Recipe: Pork Tenderloin "Schnitzel" with Old World Mustard Sauce


    This may be the only German recipe on my website. German food is usually too heavy for me. What I did was think back to the old German food and then look at some old recipes. Then I imagined cooking them in 2006 and thought what I could do to lighten them up, make them (even slightly) more healthy. Since we're not all farmers or people working in factory jobs in the big city, we don't burn calories like the German immigrants did. It behooves us to lighten up those old recipes. So that's what I did.

    Here's my version of pork with mustard sauce. Starting off with pork tenderloin makes it lighter. Using olive oil and less of it makes it more healthful. I served it with a few fork-smashed fingerling potatoes. If you want to go "Old World," serve it with buttered noodles. Keep the portions smaller and serve lots of green beans and you'll have a meal you can write home about.

Serves 4


    6 oz good beer (German beer would be a bonus.
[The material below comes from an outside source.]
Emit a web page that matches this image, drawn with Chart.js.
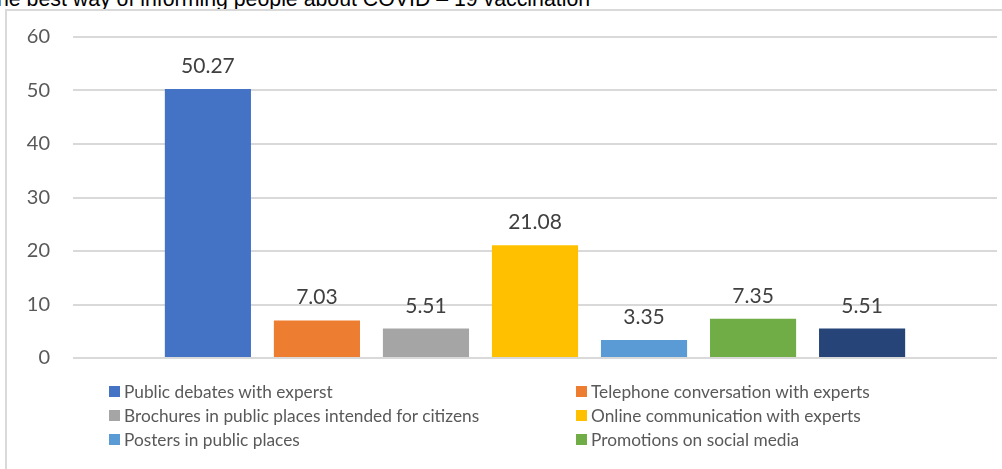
<!DOCTYPE html>
<html>
<head>
<meta charset="utf-8">
<script src="https://cdn.jsdelivr.net/npm/chart.js@4"></script>
<style>
    html, body { margin: 0; padding: 0; background: #ffffff; overflow: hidden; }
    #wrap { position: relative; width: 1002px; height: 469px; overflow: hidden; }
    #title {
        position: absolute; left: -16px; top: -11px; white-space: nowrap;
        font-family: "Liberation Sans", Arial, sans-serif; font-size: 21.3px; line-height: 21px; color: #000000;
    }
    #frame {
        position: absolute; left: 5px; top: 9px; width: 1100px; height: 600px;
        border: 2px solid #d9d9d9; box-sizing: border-box;
    }
    #chart { position: absolute; left: 0; top: 0; }
    #legend {
        position: absolute; left: 109px; top: 379px;
        display: grid; grid-template-columns: 467px 400px; grid-auto-rows: 24px;
        font-family: Lato, "Open Sans", sans-serif; font-size: 17.3px; color: #595959;
    }
    .item { display: flex; align-items: center; white-space: nowrap; }
    .swatch { width: 11px; height: 11px; margin-right: 4px; flex: none; }
</style>
</head>
<body>
<div id="wrap">
    <div id="title">The best way of informing people about COVID – 19 vaccination</div>
    <div id="frame"></div>
    <canvas id="chart" width="1002" height="469"></canvas>
    <div id="legend"></div>
</div>
<script>
// Survey answers, percent of respondents
const methods = [
    'Public debates with experst',
    'Telephone conversation with experts',
    'Brochures in public places intended for citizens',
    'Online communication with experts',
    'Posters in public places',
    'Promotions on social media',
    'Other'
];
const shares = [50.27, 7.03, 5.51, 21.08, 3.35, 7.35, 5.51];
const colors = ['#4472C4', '#ED7D31', '#A5A5A5', '#FFC000', '#5B9BD5', '#70AD47', '#264478'];
const yTicks = [0, 10, 20, 30, 40, 50, 60];
const legendCount = 6;  // only the first six entries fit in the legend box

// Value labels above each bar
const valueLabels = {
    id: 'valueLabels',
    afterDatasetsDraw(chart) {
        const ctx = chart.ctx;
        ctx.save();
        ctx.font = '21px Lato, "Open Sans", sans-serif';
        ctx.fillStyle = '#404040';
        ctx.textAlign = 'center';
        ctx.textBaseline = 'alphabetic';
        chart.data.datasets.forEach((ds, i) => {
            const bar = chart.getDatasetMeta(i).data[0];
            ctx.fillText(ds.data[0].toFixed(2), bar.x, bar.y - 16);
        });
        ctx.restore();
    }
};

const chart = new Chart(document.getElementById('chart'), {
    type: 'bar',
    data: {
        labels: [''],
        datasets: methods.map((name, i) => ({
            label: name,
            data: [shares[i]],
            backgroundColor: colors[i],
            borderWidth: 0
        }))
    },
    options: {
        responsive: false,
        animation: false,
        categoryPercentage: 0.826,
        barPercentage: 0.79,
        layout: { padding: { left: 0, right: 5, top: 37, bottom: 111 } },
        plugins: {
            legend: { display: false },
            tooltip: { enabled: false }
        },
        scales: {
            x: { display: false },
            y: {
                min: yTicks[0],
                max: yTicks[yTicks.length - 1],
                afterBuildTicks: scale => { scale.ticks = yTicks.map(v => ({ value: v })); },
                afterFit: scale => { scale.width = 73; },
                border: { display: false },
                grid: { color: '#d9d9d9', lineWidth: 2, drawTicks: false },
                ticks: {
                    padding: 23,
                    color: '#595959',
                    font: { family: 'Lato, "Open Sans", sans-serif', size: 20 }
                }
            }
        }
    },
    plugins: [valueLabels]
});

// Legend in two columns, built from the chart datasets
const legendEl = document.getElementById('legend');
chart.data.datasets.slice(0, legendCount).forEach(ds => {
    const item = document.createElement('div');
    item.className = 'item';
    const sw = document.createElement('span');
    sw.className = 'swatch';
    sw.style.background = ds.backgroundColor;
    const txt = document.createElement('span');
    txt.textContent = ds.label;
    item.appendChild(sw);
    item.appendChild(txt);
    legendEl.appendChild(item);
});
</script>
</body>
</html>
Use a lager.)
    4 Tbl minced shallots
    1-1/2 cups chicken broth
    1/2 cup whipping cream (or half and half)
    3 Tbl German or Dijon mustard

    2 pork tenderloins, trimmed, cut crosswise into one-inch thick medallions
    1/2 cup flour
    1/2 cup egg substitute (or 2 fresh eggs beaten with a fork)
    1 cup bread crumbs (Canned is fine.)
    1/2 cup walnuts
    4 Tbl fresh parsley leaves
    1/4 tsp pumpkin pie spice
    6 Tbl olive oil (divided)


    Start the sauce first.

    Put the beer and the shallots in a medium saucepan. Boil them slowly until reduced by half. Takes about 10 minutes. Add the chicken broth. Boil down to 1-1/2 cups of liquid total. This will take about 10 more minutes. You're making a reduction, which intensifies the flavor of the sauce. Turn off and let sit for a bit.

    While the sauce is boiling you can start the pork.

    In order to keep my kitchen cleaner, I pound meat inside a sturdy plastic bag. Take your medallions a couple at a time and put them in the bag. Using a meat mallet, pound them to about a quarter inch thick. Their circumference should about double. Get them all ready to go in this fashion. Set them aside on a plate.

    Put the flour on one plate. Put the eggs in a shallow bowl. Put the crumbs in your food processor along with the parsley, walnuts and pie spice. Whiz until the whole mixture is finely chopped. Then transfer this mixture to another plate. You now have an assembly line: flour, eggs and breadcrumb mixture.

    Pick up a piece of tenderloin. Dredge it in flour and shake off the excess. Dip both sides in the eggs. Now dip in the breadcrumb mixture and coat both sides. Set aside. Do this again and again until you have all pieces ready to sauté. Now wash those messy hands.

    Heat your 3 tablespoons of olive oil in a large sauté pan. Sauté as many pieces of tenderloin as will fit in the pan. Medium to Medium-High heat will do it. Get the meat golden brown on one side and flip it over. Brown the other side. This shouldn't take more than 6 minutes total. As you get batches done, put them on a heat proof sheet and put them in the oven on Warm. Check one to make sure it's not too pink in the middle. The meat will continue to cook while it's warming. If you have two large sauté pans, you can probably do the whole batch at once, but most folks will need to do this in two batches. The other 3 tablespoons of olive oil are for the second batch of medallions.

    While the second batch is sautéing, you can add the cream and mustard to the sauce. Heat on Medium-High just until it starts to bubble. This will thicken the sauce. Then turn to Low until the meal is ready. If you are serving a veggie, this is the time to get that ready too.

Serving Suggestions:

    The modern way to serve this would be to spoon the sauce around the meat rather than on top. This way it keeps a crunchy crust on the pork tenderloin.